Instructions to follow
Copy out every line containing the word "matplotlib".

Dataset excerpt
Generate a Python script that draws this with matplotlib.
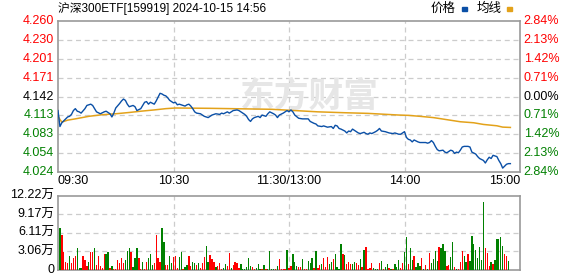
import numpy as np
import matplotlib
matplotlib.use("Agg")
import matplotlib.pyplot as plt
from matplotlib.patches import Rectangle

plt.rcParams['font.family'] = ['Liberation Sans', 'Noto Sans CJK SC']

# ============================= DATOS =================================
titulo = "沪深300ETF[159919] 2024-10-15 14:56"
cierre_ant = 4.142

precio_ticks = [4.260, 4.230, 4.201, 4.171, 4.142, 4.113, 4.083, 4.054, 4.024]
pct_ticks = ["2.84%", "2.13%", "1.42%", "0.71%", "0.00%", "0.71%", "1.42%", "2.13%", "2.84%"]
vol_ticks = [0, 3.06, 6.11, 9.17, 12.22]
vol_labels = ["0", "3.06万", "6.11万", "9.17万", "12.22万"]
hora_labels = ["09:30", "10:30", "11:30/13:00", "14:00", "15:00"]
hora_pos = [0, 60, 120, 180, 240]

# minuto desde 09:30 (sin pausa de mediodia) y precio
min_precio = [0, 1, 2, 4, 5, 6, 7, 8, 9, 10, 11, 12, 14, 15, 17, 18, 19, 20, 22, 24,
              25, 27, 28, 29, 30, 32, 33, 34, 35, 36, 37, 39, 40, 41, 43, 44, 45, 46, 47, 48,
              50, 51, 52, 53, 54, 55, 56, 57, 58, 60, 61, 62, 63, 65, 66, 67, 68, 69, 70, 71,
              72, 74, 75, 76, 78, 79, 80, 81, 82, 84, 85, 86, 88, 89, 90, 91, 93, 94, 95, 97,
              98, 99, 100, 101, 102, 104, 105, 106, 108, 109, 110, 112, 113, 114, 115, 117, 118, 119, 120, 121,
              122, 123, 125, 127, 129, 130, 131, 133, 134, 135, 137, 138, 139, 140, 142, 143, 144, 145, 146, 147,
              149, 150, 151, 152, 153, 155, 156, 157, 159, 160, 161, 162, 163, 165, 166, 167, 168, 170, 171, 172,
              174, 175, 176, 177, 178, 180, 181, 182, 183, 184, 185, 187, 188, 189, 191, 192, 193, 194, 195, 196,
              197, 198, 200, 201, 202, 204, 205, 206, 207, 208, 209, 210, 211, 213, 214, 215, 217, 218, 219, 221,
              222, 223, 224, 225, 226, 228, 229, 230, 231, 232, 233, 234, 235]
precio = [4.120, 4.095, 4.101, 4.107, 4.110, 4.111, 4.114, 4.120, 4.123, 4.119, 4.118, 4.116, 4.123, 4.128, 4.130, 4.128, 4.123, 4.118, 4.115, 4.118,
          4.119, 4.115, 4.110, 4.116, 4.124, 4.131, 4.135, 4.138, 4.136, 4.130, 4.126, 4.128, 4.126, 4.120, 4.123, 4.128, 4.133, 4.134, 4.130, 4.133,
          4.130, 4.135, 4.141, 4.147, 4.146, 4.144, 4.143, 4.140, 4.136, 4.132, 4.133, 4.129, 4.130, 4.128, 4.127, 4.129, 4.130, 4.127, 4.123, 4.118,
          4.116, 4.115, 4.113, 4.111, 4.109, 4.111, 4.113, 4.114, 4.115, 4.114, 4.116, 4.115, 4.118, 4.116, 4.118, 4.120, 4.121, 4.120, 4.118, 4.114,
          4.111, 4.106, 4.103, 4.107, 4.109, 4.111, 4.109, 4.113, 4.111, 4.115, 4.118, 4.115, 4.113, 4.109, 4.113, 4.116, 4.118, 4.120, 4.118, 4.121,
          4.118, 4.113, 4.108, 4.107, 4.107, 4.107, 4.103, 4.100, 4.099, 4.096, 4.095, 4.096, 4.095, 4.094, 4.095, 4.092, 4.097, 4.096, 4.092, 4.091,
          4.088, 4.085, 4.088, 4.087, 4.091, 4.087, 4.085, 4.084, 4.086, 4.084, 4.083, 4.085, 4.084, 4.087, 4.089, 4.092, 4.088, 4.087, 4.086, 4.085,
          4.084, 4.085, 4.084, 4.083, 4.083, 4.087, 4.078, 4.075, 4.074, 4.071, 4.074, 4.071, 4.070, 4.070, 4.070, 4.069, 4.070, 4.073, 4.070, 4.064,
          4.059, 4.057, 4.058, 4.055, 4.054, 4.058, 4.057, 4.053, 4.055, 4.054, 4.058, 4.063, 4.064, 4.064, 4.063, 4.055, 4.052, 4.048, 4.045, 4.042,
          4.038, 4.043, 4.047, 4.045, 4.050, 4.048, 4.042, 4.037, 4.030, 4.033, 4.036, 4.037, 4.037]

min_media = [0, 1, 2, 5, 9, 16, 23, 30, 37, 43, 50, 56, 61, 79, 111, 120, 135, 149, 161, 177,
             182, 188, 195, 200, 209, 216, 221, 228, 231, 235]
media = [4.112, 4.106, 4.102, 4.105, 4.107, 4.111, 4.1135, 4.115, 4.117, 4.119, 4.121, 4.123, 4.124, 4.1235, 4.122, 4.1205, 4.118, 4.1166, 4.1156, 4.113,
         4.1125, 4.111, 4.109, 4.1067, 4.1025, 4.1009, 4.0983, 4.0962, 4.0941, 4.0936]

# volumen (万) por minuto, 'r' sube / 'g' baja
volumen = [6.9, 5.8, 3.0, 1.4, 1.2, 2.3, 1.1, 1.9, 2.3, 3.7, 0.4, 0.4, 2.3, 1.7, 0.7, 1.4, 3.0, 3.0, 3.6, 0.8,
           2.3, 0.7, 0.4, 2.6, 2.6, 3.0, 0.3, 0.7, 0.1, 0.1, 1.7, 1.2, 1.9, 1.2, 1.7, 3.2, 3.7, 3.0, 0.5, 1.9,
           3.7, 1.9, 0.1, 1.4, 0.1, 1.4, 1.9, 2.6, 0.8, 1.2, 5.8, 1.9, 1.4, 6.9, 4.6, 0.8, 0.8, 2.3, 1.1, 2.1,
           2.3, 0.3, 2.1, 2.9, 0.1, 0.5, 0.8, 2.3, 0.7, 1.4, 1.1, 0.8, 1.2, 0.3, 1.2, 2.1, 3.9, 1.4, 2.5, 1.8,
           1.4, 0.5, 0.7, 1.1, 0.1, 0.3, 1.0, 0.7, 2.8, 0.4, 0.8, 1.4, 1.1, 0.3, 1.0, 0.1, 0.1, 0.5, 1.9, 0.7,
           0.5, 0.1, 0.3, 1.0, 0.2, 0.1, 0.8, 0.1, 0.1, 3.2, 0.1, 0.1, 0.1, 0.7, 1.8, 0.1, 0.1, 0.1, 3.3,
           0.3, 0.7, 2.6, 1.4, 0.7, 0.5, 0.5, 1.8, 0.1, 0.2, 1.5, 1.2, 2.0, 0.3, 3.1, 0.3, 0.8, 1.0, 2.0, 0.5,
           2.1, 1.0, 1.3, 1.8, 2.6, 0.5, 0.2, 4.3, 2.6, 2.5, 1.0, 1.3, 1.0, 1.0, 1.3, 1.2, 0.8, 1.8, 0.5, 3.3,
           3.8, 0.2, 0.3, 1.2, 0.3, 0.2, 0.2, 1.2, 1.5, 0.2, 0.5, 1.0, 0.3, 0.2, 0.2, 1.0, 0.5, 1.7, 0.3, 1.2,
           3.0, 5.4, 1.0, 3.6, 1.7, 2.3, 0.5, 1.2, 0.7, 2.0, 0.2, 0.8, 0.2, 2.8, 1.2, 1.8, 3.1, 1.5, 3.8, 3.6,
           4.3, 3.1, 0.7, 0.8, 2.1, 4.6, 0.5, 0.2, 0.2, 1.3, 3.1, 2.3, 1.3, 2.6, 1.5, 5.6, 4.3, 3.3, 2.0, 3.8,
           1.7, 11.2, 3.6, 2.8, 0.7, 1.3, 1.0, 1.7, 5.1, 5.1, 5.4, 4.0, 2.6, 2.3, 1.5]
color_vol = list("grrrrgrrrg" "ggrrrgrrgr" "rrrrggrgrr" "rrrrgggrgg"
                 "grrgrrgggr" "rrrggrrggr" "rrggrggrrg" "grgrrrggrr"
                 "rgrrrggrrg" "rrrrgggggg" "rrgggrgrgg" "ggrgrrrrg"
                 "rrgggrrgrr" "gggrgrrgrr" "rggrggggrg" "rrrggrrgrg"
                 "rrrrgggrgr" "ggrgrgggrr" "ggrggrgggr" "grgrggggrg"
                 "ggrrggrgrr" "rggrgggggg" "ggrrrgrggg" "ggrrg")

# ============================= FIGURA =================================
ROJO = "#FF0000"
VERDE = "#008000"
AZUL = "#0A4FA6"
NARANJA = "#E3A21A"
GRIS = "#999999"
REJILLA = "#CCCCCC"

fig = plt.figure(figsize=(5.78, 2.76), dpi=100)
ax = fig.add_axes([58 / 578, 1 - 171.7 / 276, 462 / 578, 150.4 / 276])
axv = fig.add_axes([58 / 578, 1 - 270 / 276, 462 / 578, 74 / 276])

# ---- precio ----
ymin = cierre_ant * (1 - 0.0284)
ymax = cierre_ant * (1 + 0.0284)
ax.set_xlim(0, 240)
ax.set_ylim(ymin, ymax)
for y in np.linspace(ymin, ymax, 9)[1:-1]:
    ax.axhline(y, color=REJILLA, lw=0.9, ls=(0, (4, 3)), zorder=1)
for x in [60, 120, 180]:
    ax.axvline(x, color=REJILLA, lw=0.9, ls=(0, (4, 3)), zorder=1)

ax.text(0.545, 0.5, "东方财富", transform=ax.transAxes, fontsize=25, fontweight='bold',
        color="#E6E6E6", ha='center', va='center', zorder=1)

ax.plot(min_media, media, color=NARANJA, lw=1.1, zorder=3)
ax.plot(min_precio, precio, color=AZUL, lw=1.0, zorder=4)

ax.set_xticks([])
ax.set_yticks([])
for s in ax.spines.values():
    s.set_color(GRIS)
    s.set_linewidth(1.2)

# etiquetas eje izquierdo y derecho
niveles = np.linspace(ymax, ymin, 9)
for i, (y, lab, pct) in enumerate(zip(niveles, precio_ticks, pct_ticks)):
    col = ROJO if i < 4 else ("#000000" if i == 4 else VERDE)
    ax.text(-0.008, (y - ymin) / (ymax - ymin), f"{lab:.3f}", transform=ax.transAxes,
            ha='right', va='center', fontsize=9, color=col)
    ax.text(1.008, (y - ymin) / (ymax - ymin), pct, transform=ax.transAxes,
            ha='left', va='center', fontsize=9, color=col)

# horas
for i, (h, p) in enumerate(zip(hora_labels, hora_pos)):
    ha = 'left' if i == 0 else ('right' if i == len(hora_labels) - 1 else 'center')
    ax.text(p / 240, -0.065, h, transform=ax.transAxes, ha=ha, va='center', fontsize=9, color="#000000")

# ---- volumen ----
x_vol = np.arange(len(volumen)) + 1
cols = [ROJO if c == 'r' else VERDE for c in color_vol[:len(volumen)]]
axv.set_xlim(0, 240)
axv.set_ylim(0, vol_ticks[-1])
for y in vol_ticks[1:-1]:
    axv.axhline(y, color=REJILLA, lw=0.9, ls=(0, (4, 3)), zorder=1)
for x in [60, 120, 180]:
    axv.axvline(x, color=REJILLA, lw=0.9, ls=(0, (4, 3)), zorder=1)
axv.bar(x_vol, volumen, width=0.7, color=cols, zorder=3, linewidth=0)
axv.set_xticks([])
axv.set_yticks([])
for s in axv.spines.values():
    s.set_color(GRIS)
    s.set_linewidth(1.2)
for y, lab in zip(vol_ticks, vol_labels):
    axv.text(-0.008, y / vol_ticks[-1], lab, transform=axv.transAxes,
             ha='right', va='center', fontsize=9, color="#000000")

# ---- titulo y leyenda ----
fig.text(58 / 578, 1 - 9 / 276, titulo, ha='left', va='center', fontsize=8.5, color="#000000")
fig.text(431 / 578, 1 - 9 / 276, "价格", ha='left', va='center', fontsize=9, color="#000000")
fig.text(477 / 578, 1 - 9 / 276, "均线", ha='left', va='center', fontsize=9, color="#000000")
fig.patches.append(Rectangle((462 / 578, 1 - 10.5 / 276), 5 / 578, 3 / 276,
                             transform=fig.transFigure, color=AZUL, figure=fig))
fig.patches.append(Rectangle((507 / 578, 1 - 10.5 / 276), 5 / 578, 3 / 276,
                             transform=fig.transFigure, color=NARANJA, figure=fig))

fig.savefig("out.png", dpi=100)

Solution for this task
Generate a Python script that draws this with matplotlib.
import matplotlib
matplotlib.use("Agg")
import matplotlib.pyplot as plt
from matplotlib.patches import Rectangle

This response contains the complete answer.